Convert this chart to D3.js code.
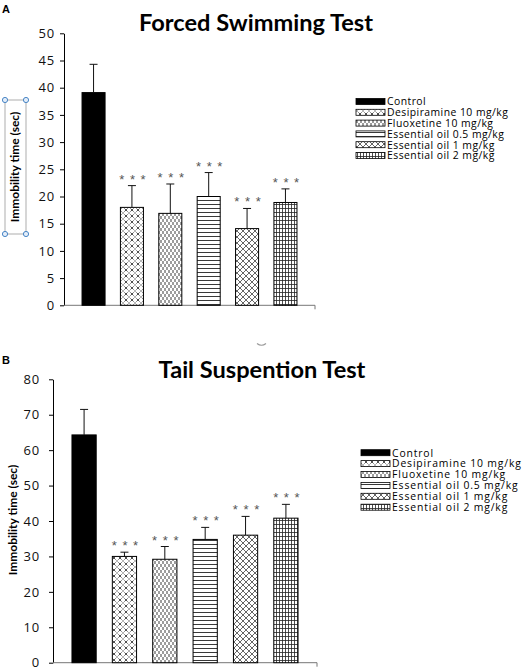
<!DOCTYPE html>
<html><head><meta charset="utf-8">
<script src="https://cdn.jsdelivr.net/npm/d3@7"></script>
<style>
html,body{margin:0;padding:0;background:#fff;}
svg{display:block;}
</style></head>
<body>
<script>
const categories = ["Control","Desipiramine 10 mg/kg","Fluoxetine 10 mg/kg","Essential oil 0.5 mg/kg","Essential oil 1 mg/kg","Essential oil 2 mg/kg"];
const fstMeans = [39.1, 18.0, 16.9, 20.0, 14.1, 18.9];
const fstErrors = [5.2, 4.0, 5.4, 4.4, 3.7, 2.5];
const tstMeans = [64.3, 30.0, 29.2, 34.8, 36.0, 40.8];
const tstErrors = [7.2, 1.2, 3.6, 3.4, 5.3, 3.9];
const significance = ["", "***", "***", "***", "***", "***"];
const fstTicks = [0,5,10,15,20,25,30,35,40,45,50];
const tstTicks = [0,10,20,30,40,50,60,70,80];

const W = 527, H = 667;
const svg = d3.select("body").append("svg").attr("width", W).attr("height", H);
svg.append("rect").attr("width", W).attr("height", H).attr("fill", "#fff");

const defs = svg.append("defs");
const ink = "#222";
function pat(id, w, h, draw){
  const p = defs.append("pattern").attr("id", id).attr("patternUnits","userSpaceOnUse")
    .attr("width", w).attr("height", h);
  p.append("rect").attr("width", w).attr("height", h).attr("fill", "#fff");
  draw(p);
}
pat("p1", 6, 6, p => p.append("path").attr("d","M0,0 l1.6,1.6 M4.4,4.4 l1.6,1.6 M6,0 l-1.6,1.6 M1.6,4.4 l-1.6,1.6 M3,2.2 v1.6")
  .attr("stroke", ink).attr("stroke-width", 0.8).attr("fill","none"));
pat("p2", 4, 6, p => p.append("path").attr("d","M1,0 v3 M3,3 v3")
  .attr("stroke", ink).attr("stroke-width", 0.9).attr("fill","none"));
pat("p3", 4, 4, p => p.append("path").attr("d","M0,0.5 h4")
  .attr("stroke", ink).attr("stroke-width", 0.9).attr("fill","none"));
pat("p4", 6, 6, p => p.append("path").attr("d","M0,0 L6,6 M6,0 L0,6")
  .attr("stroke", ink).attr("stroke-width", 0.7).attr("fill","none"));
pat("p5", 3, 4, p => p.append("path").attr("d","M0.5,0 v4 M0,0.5 h3")
  .attr("stroke", ink).attr("stroke-width", 0.8).attr("fill","none"));
const fills = ["#000", "url(#p1)", "url(#p2)", "url(#p3)", "url(#p4)", "url(#p5)"];

function drawChart(cfg){
  const g = svg.append("g");
  const x = d3.scaleBand().domain(categories).range([cfg.x0, cfg.x1]).paddingInner(0.4).paddingOuter(0.47);
  const y = d3.scaleLinear().domain([0, cfg.max]).range([cfg.yb, cfg.yt]);

  // y axis
  const ya = g.append("g").attr("transform", `translate(${cfg.x0},0)`)
    .call(d3.axisLeft(y).tickValues(cfg.ticks).tickSize(4).tickPadding(cfg.pad).tickSizeOuter(0));
  ya.select(".domain").attr("stroke", "#000");
  ya.selectAll(".tick line").attr("stroke", "#000");
  ya.selectAll("text").attr("font-family","'Open Sans', sans-serif").attr("font-size", 13)
    .attr("fill","#111").attr("letter-spacing", 0.8);

  // x axis
  g.append("line").attr("x1", cfg.x0).attr("x2", cfg.x1).attr("y1", y(0)).attr("y2", y(0)).attr("stroke", "#777");
  g.append("line").attr("x1", cfg.x1).attr("x2", cfg.x1).attr("y1", y(0)).attr("y2", y(0)+4).attr("stroke", "#777");

  // bars
  g.selectAll("rect.bar").data(categories).enter().append("rect")
    .attr("x", d => x(d)).attr("width", x.bandwidth())
    .attr("y", (d,i) => y(cfg.means[i])).attr("height", (d,i) => y(0) - y(cfg.means[i]))
    .attr("fill", (d,i) => fills[i]).attr("stroke", "#000").attr("stroke-width", 1);

  // error bars
  categories.forEach((c,i) => {
    const cx = x(c) + x.bandwidth()/2;
    const top = y(cfg.means[i] + cfg.errs[i]);
    g.append("line").attr("x1", cx).attr("x2", cx).attr("y1", y(cfg.means[i])).attr("y2", top).attr("stroke", "#111");
    g.append("line").attr("x1", cx-4).attr("x2", cx+4).attr("y1", top).attr("y2", top).attr("stroke", "#111");
    if (significance[i]) {
      g.append("text").attr("x", cx+1).attr("y", top - 2).attr("text-anchor","middle")
        .attr("font-family","'Liberation Sans', Arial, sans-serif").attr("font-size", 13).attr("fill", "#555")
        .attr("letter-spacing", 1).text(significance[i].split("").join(" "));
    }
  });

  // title
  g.append("text").attr("x", cfg.tx).attr("y", cfg.ty).attr("text-anchor","middle")
    .attr("font-family","Lato, sans-serif").attr("font-weight","bold").attr("font-size", 23.6)
    .attr("fill","#000").text(cfg.title);
  // panel label
  g.append("text").attr("x", 2).attr("y", cfg.ly).attr("font-family","'Liberation Sans', Arial, sans-serif")
    .attr("font-weight","bold").attr("font-size", 11).attr("fill","#000").text(cfg.label);

  // y label
  g.append("text").attr("transform", `translate(${cfg.ylx},${cfg.yly}) rotate(-90)`)
    .attr("text-anchor","middle").attr("font-family","Lato, sans-serif").attr("font-weight","bold")
    .attr("font-size", 12).attr("fill","#000").text("Immobility time (sec)");

  // legend
  const lg = g.append("g");
  categories.forEach((c,i) => {
    const yy = cfg.legY + i*cfg.legStep;
    lg.append("rect").attr("x", cfg.legX).attr("y", yy - 3).attr("width", 29).attr("height", 6)
      .attr("fill", fills[i]).attr("stroke","#000").attr("stroke-width", 0.8);
    lg.append("text").attr("x", cfg.legX + 31).attr("y", yy + 3.8)
      .attr("font-family","'Open Sans', sans-serif").attr("font-size", 10.4).attr("fill","#000")
      .attr("letter-spacing", cfg.legLS).text(c);
  });
  return g;
}

drawChart({x0:64, x1:315, yb:305.3, yt:33.3, max:50, ticks:fstTicks, means:fstMeans, errs:fstErrors, pad:5,
  title:"Forced Swimming Test", tx:256, ty:30.5, label:"A", ly:13, ylx:19, yly:167,
  legX:356, legY:101.5, legStep:10.8, legLS:0.45});
drawChart({x0:53, x1:317, yb:662.7, yt:379.3, max:80, ticks:tstTicks, means:tstMeans, errs:tstErrors, pad:9,
  title:"Tail Suspention Test", tx:262, ty:377.5, label:"B", ly:364, ylx:17, yly:520,
  legX:361, legY:452.7, legStep:10.9, legLS:0.85});

// selection box around first y label
const sel = svg.append("g");
sel.append("rect").attr("x",5).attr("y",100).attr("width",21).attr("height",134)
  .attr("fill","none").attr("stroke","#9a9a9a").attr("stroke-width",0.8);
[[5,100],[26,100],[5,234],[26,234]].forEach(p => sel.append("circle").attr("cx",p[0]).attr("cy",p[1]).attr("r",2.6)
  .attr("fill","#e4eefa").attr("stroke","#4a86c5").attr("stroke-width",1));
// small rotation handle remnant
svg.append("path").attr("d","M257,343.5 q4.5,3.5 9,0").attr("fill","none").attr("stroke","#999").attr("stroke-width",1.2);
</script>
</body></html>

[THE REQUEST]:
Transcribe the listing in full and omit the pictures.

[SOLUTION FOR THIS PROBLEM]:
Convert this chart to D3.js code.
<!DOCTYPE html>
<html><head><meta charset="utf-8">
<script src="https://cdn.jsdelivr.net/npm/d3@7"></script>
<style>
html,body{margin:0;padding:0;background:#fff;}
svg{display:block;}
</style></head>
<body>
<script>
const categories = ["Control","Desipiramine 10 mg/kg","Fluoxetine 10 mg/kg","Essential oil 0.5 mg/kg","Essential oil 1 mg/kg","Essential oil 2 mg/kg"];
const fstMeans = [39.1, 18.0, 16.9, 20.0, 14.1, 18.9];
const fstErrors = [5.2, 4.0, 5.4, 4.4, 3.7, 2.5];
const tstMeans = [64.3, 30.0, 29.2, 34.8, 36.0, 40.8];
const tstErrors = [7.2, 1.2, 3.6, 3.4, 5.3, 3.9];
const significance = ["", "***", "***", "***", "***", "***"];
const fstTicks = [0,5,10,15,20,25,30,35,40,45,50];
const tstTicks = [0,10,20,30,40,50,60,70,80];

const W = 527, H = 667;
const svg = d3.select("body").append("svg").attr("width", W).attr("height", H);
svg.append("rect").attr("width", W).attr("height", H).attr("fill", "#fff");

const defs = svg.append("defs");
const ink = "#222";
function pat(id, w, h, draw){
  const p = defs.append("pattern").attr("id", id).attr("patternUnits","userSpaceOnUse")
    .attr("width", w).attr("height", h);
  p.append("rect").attr("width", w).attr("height", h).attr("fill", "#fff");
  draw(p);
}
pat("p1", 6, 6, p => p.append("path").attr("d","M0,0 l1.6,1.6 M4.4,4.4 l1.6,1.6 M6,0 l-1.6,1.6 M1.6,4.4 l-1.6,1.6 M3,2.2 v1.6")
  .attr("stroke", ink).attr("stroke-width", 0.8).attr("fill","none"));
pat("p2", 4, 6, p => p.append("path").attr("d","M1,0 v3 M3,3 v3")
  .attr("stroke", ink).attr("stroke-width", 0.9).attr("fill","none"));
pat("p3", 4, 4, p => p.append("path").attr("d","M0,0.5 h4")
  .attr("stroke", ink).attr("stroke-width", 0.9).attr("fill","none"));
pat("p4", 6, 6, p => p.append("path").attr("d","M0,0 L6,6 M6,0 L0,6")
  .attr("stroke", ink).attr("stroke-width", 0.7).attr("fill","none"));
pat("p5", 3, 4, p => p.append("path").attr("d","M0.5,0 v4 M0,0.5 h3")
  .attr("stroke", ink).attr("stroke-width", 0.8).attr("fill","none"));
const fills = ["#000", "url(#p1)", "url(#p2)", "url(#p3)", "url(#p4)", "url(#p5)"];

function drawChart(cfg){
  const g = svg.append("g");
  const x = d3.scaleBand().domain(categories).range([cfg.x0, cfg.x1]).paddingInner(0.4).paddingOuter(0.47);
  const y = d3.scaleLinear().domain([0, cfg.max]).range([cfg.yb, cfg.yt]);

  // y axis
  const ya = g.append("g").attr("transform", `translate(${cfg.x0},0)`)
    .call(d3.axisLeft(y).tickValues(cfg.ticks).tickSize(4).tickPadding(cfg.pad).tickSizeOuter(0));
  ya.select(".domain").attr("stroke", "#000");
  ya.selectAll(".tick line").attr("stroke", "#000");
  ya.selectAll("text").attr("font-family","'Open Sans', sans-serif").attr("font-size", 13)
    .attr("fill","#111").attr("letter-spacing", 0.8);

  // x axis
  g.append("line").attr("x1", cfg.x0).attr("x2", cfg.x1).attr("y1", y(0)).attr("y2", y(0)).attr("stroke", "#777");
  g.append("line").attr("x1", cfg.x1).attr("x2", cfg.x1).attr("y1", y(0)).attr("y2", y(0)+4).attr("stroke", "#777");

  // bars
  g.selectAll("rect.bar").data(categories).enter().append("rect")
    .attr("x", d => x(d)).attr("width", x.bandwidth())
    .attr("y", (d,i) => y(cfg.means[i])).attr("height", (d,i) => y(0) - y(cfg.means[i]))
    .attr("fill", (d,i) => fills[i]).attr("stroke", "#000").attr("stroke-width", 1);

  // error bars
  categories.forEach((c,i) => {
    const cx = x(c) + x.bandwidth()/2;
    const top = y(cfg.means[i] + cfg.errs[i]);
    g.append("line").attr("x1", cx).attr("x2", cx).attr("y1", y(cfg.means[i])).attr("y2", top).attr("stroke", "#111");
    g.append("line").attr("x1", cx-4).attr("x2", cx+4).attr("y1", top).attr("y2", top).attr("stroke", "#111");
    if (significance[i]) {
      g.append("text").attr("x", cx+1).attr("y", top - 2).attr("text-anchor","middle")
        .attr("font-family","'Liberation Sans', Arial, sans-serif").attr("font-size", 13).attr("fill", "#555")
        .attr("letter-spacing", 1).text(significance[i].split("").join(" "));
    }
  });

  // title
  g.append("text").attr("x", cfg.tx).attr("y", cfg.ty).attr("text-anchor","middle")
    .attr("font-family","Lato, sans-serif").attr("font-weight","bold").attr("font-size", 23.6)
    .attr("fill","#000").text(cfg.title);
  // panel label
  g.append("text").attr("x", 2).attr("y", cfg.ly).attr("font-family","'Liberation Sans', Arial, sans-serif")
    .attr("font-weight","bold").attr("font-size", 11).attr("fill","#000").text(cfg.label);

  // y label
  g.append("text").attr("transform", `translate(${cfg.ylx},${cfg.yly}) rotate(-90)`)
    .attr("text-anchor","middle").attr("font-family","Lato, sans-serif").attr("font-weight","bold")
    .attr("font-size", 12).attr("fill","#000").text("Immobility time (sec)");

  // legend
  const lg = g.append("g");
  categories.forEach((c,i) => {
    const yy = cfg.legY + i*cfg.legStep;
    lg.append("rect").attr("x", cfg.legX).attr("y", yy - 3).attr("width", 29).attr("height", 6)
      .attr("fill", fills[i]).attr("stroke","#000").attr("stroke-width", 0.8);
    lg.append("text").attr("x", cfg.legX + 31).attr("y", yy + 3.8)
      .attr("font-family","'Open Sans', sans-serif").attr("font-size", 10.4).attr("fill","#000")
      .attr("letter-spacing", cfg.legLS).text(c);
  });
  return g;
}

drawChart({x0:64, x1:315, yb:305.3, yt:33.3, max:50, ticks:fstTicks, means:fstMeans, errs:fstErrors, pad:5,
  title:"Forced Swimming Test", tx:256, ty:30.5, label:"A", ly:13, ylx:19, yly:167,
  legX:356, legY:101.5, legStep:10.8, legLS:0.45});
drawChart({x0:53, x1:317, yb:662.7, yt:379.3, max:80, ticks:tstTicks, means:tstMeans, errs:tstErrors, pad:9,
  title:"Tail Suspention Test", tx:262, ty:377.5, label:"B", ly:364, ylx:17, yly:520,
  legX:361, legY:452.7, legStep:10.9, legLS:0.85});

// selection box around first y label
const sel = svg.append("g");
sel.append("rect").attr("x",5).attr("y",100).attr("width",21).attr("height",134)
  .attr("fill","none").attr("stroke","#9a9a9a").attr("stroke-width",0.8);
[[5,100],[26,100],[5,234],[26,234]].forEach(p => sel.append("circle").attr("cx",p[0]).attr("cy",p[1]).attr("r",2.6)
  .attr("fill","#e4eefa").attr("stroke","#4a86c5").attr("stroke-width",1));
// small rotation handle remnant
svg.append("path").attr("d","M257,343.5 q4.5,3.5 9,0").attr("fill","none").attr("stroke","#999").attr("stroke-width",1.2);
</script>
</body></html>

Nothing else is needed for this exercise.